_Given task:_ The lines to extract run from the first line of the material below to the line containing "['Liberation Sans', 'DejaVu", both included; leave the pictures behind.

* * * *

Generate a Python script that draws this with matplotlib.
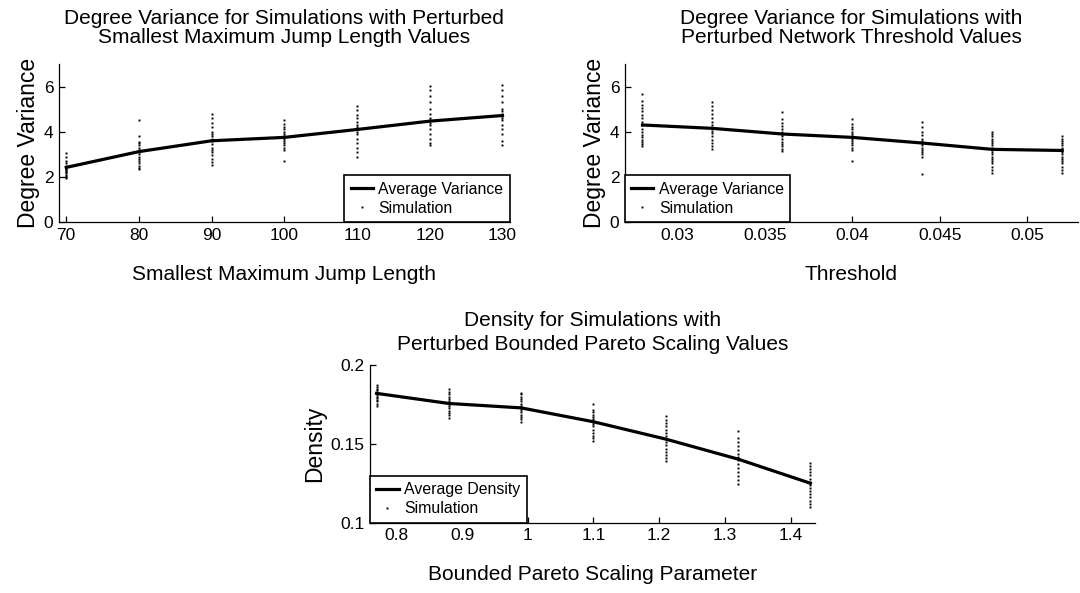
import matplotlib
matplotlib.use("Agg")
import matplotlib.pyplot as plt

plt.rcParams.update({'font.family': ['Liberation Sans', 'DejaVu Sans'], 'font.size': 12.5})

# panel 1: smallest maximum jump length
jump_x = [70, 80, 90, 100, 110, 120, 130]
jump_avg = [2.42, 3.12, 3.60, 3.75, 4.10, 4.47, 4.72]
jump_sims = [
    [1.94, 2.0, 2.05, 2.1, 2.15, 2.2, 2.25, 2.3, 2.35, 2.4, 2.45, 2.5, 2.6, 2.7, 2.9, 3.05],
    [2.34, 2.4, 2.5, 2.6, 2.7, 2.8, 2.9, 3.0, 3.1, 3.2, 3.3, 3.4, 3.5, 3.56, 3.81, 4.52],
    [2.53, 2.65, 2.8, 2.95, 3.1, 3.2, 3.3, 3.45, 3.6, 3.7, 3.8, 3.9, 4.0, 4.2, 4.4, 4.6, 4.79],
    [2.72, 3.19, 3.3, 3.4, 3.5, 3.6, 3.7, 3.8, 3.9, 4.0, 4.1, 4.2, 4.35, 4.52],
    [2.9, 3.1, 3.3, 3.5, 3.7, 3.9, 4.0, 4.1, 4.2, 4.3, 4.45, 4.6, 4.75, 4.95, 5.14],
    [3.41, 3.5, 3.7, 3.9, 4.1, 4.3, 4.4, 4.5, 4.6, 4.8, 5.0, 5.3, 5.6, 5.85, 6.03],
    [3.41, 3.6, 3.9, 4.1, 4.3, 4.5, 4.6, 4.7, 4.8, 4.9, 5.0, 5.3, 5.6, 5.85, 6.07],
]

# panel 2: network threshold
thresh_x = [0.028, 0.032, 0.036, 0.040, 0.044, 0.048, 0.052]
thresh_avg = [4.30, 4.15, 3.90, 3.75, 3.50, 3.22, 3.17]
thresh_sims = [
    [3.37, 3.45, 3.55, 3.65, 3.75, 3.85, 4.0, 4.1, 4.3, 4.45, 4.6, 4.75, 4.9, 5.05, 5.2, 5.35, 5.66],
    [3.22, 3.35, 3.5, 3.65, 3.8, 3.95, 4.05, 4.15, 4.3, 4.45, 4.6, 4.8, 4.95, 5.15, 5.33],
    [3.16, 3.25, 3.35, 3.45, 3.55, 3.7, 3.8, 3.9, 4.0, 4.1, 4.25, 4.4, 4.55, 4.86],
    [2.7, 3.19, 3.3, 3.4, 3.5, 3.6, 3.7, 3.8, 3.9, 4.0, 4.1, 4.2, 4.35, 4.55],
    [2.13, 2.87, 3.0, 3.1, 3.2, 3.3, 3.4, 3.5, 3.6, 3.7, 3.85, 4.0, 4.2, 4.45],
    [2.16, 2.3, 2.45, 2.6, 2.7, 2.8, 2.9, 3.0, 3.1, 3.2, 3.3, 3.4, 3.5, 3.6, 3.7, 3.8, 3.9, 4.0],
    [2.16, 2.3, 2.45, 2.6, 2.7, 2.8, 2.9, 3.0, 3.1, 3.2, 3.3, 3.4, 3.5, 3.6, 3.7, 3.81],
]

# panel 3: bounded pareto scaling
pareto_x = [0.77, 0.88, 0.99, 1.10, 1.21, 1.32, 1.43]
pareto_avg = [0.182, 0.1756, 0.1728, 0.164, 0.153, 0.1403, 0.125]
pareto_sims = [
    [0.174, 0.1755, 0.177, 0.178, 0.179, 0.180, 0.181, 0.182, 0.183, 0.184, 0.185, 0.186, 0.1876],
    [0.1665, 0.168, 0.1695, 0.171, 0.1725, 0.174, 0.175, 0.176, 0.177, 0.1785, 0.180, 0.1815, 0.183, 0.185],
    [0.164, 0.1655, 0.167, 0.1685, 0.170, 0.1715, 0.173, 0.174, 0.1755, 0.177, 0.1785, 0.180, 0.1815, 0.1825],
    [0.152, 0.1535, 0.155, 0.157, 0.159, 0.161, 0.1625, 0.164, 0.1655, 0.167, 0.1685, 0.170, 0.1715, 0.175],
    [0.139, 0.141, 0.143, 0.145, 0.147, 0.149, 0.151, 0.153, 0.155, 0.157, 0.159, 0.161, 0.163, 0.165, 0.1675],
    [0.1245, 0.127, 0.1295, 0.132, 0.1345, 0.137, 0.1395, 0.1415, 0.1435, 0.146, 0.1485, 0.151, 0.154, 0.158],
    [0.110, 0.112, 0.114, 0.116, 0.118, 0.120, 0.122, 0.124, 0.126, 0.128, 0.130, 0.132, 0.134, 0.136, 0.138],
]


def draw_panel(ax, xs, avg, sims, avg_label, title, xlabel, ylabel, legend_loc,
               title_spacing=1.0, title_pad=15):
    # simulation runs as tiny dots, one column per parameter value
    for x, col in zip(xs, sims):
        ax.plot([x] * len(col), col, linestyle='none', marker='s', markersize=1.4,
                color='black', markeredgewidth=0, label='_nolegend_')
    ax.plot(xs, avg, color='black', linewidth=2.3, label=avg_label)
    ax.plot([], [], linestyle='none', marker='s', markersize=1.4, color='black',
            markeredgewidth=0, label='Simulation')

    ax.set_title(title, fontsize=15, linespacing=title_spacing, pad=title_pad)
    ax.set_xlabel(xlabel, fontsize=15, labelpad=16)
    ax.set_ylabel(ylabel, fontsize=16.5, labelpad=3)
    ax.spines['top'].set_visible(False)
    ax.spines['right'].set_visible(False)
    for s in ['left', 'bottom']:
        ax.spines[s].set_linewidth(0.9)
    ax.tick_params(direction='in', length=4, width=0.9, pad=4, labelsize=12.5)

    leg = ax.legend(loc=legend_loc, borderaxespad=0, fancybox=False, fontsize=11.4,
                    handlelength=1.4, handletextpad=0.35, borderpad=0.4,
                    labelspacing=0.25, framealpha=1)
    leg.get_frame().set_edgecolor('black')
    leg.get_frame().set_linewidth(1.2)


fig = plt.figure(figsize=(10.8, 5.93), dpi=100)

ax1 = fig.add_axes([0.0546, 0.6256, 0.4174, 0.2664])
draw_panel(ax1, jump_x, jump_avg, jump_sims, 'Average Variance',
           'Degree Variance for Simulations with Perturbed\nSmallest Maximum Jump Length Values',
           'Smallest Maximum Jump Length', 'Degree Variance', 'lower right')
ax1.set_xlim(69, 131)
ax1.set_ylim(0, 7)
ax1.set_xticks(jump_x)
ax1.set_yticks([0, 2, 4, 6])

ax2 = fig.add_axes([0.5787, 0.6256, 0.4193, 0.2664])
draw_panel(ax2, thresh_x, thresh_avg, thresh_sims, 'Average Variance',
           'Degree Variance for Simulations with\nPerturbed Network Threshold Values',
           'Threshold', 'Degree Variance', 'lower left')
ax2.set_xlim(0.027, 0.0529)
ax2.set_ylim(0, 7)
ax2.set_xticks([0.03, 0.035, 0.04, 0.045, 0.05])
ax2.set_xticklabels(['0.03', '0.035', '0.04', '0.045', '0.05'])
ax2.set_yticks([0, 2, 4, 6])

ax3 = fig.add_axes([0.3426, 0.1186, 0.4120, 0.2659])
draw_panel(ax3, pareto_x, pareto_avg, pareto_sims, 'Average Density',
           'Density for Simulations with\nPerturbed Bounded Pareto Scaling Values',
           'Bounded Pareto Scaling Parameter', 'Density', 'lower left',
           title_spacing=1.3, title_pad=11)
ax3.set_xlim(0.76, 1.437)
ax3.set_ylim(0.1, 0.2)
ax3.set_xticks([0.8, 0.9, 1.0, 1.1, 1.2, 1.3, 1.4])
ax3.set_xticklabels(['0.8', '0.9', '1', '1.1', '1.2', '1.3', '1.4'])
ax3.set_yticks([0.1, 0.15, 0.2])
ax3.set_yticklabels(['0.1', '0.15', '0.2'])

fig.savefig('out.png', dpi=100)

* * * *

_Answer:_
Generate a Python script that draws this with matplotlib.
import matplotlib
matplotlib.use("Agg")
import matplotlib.pyplot as plt

plt.rcParams.update({'font.family': ['Liberation Sans', 'DejaVu Sans'], 'font.size': 12.5})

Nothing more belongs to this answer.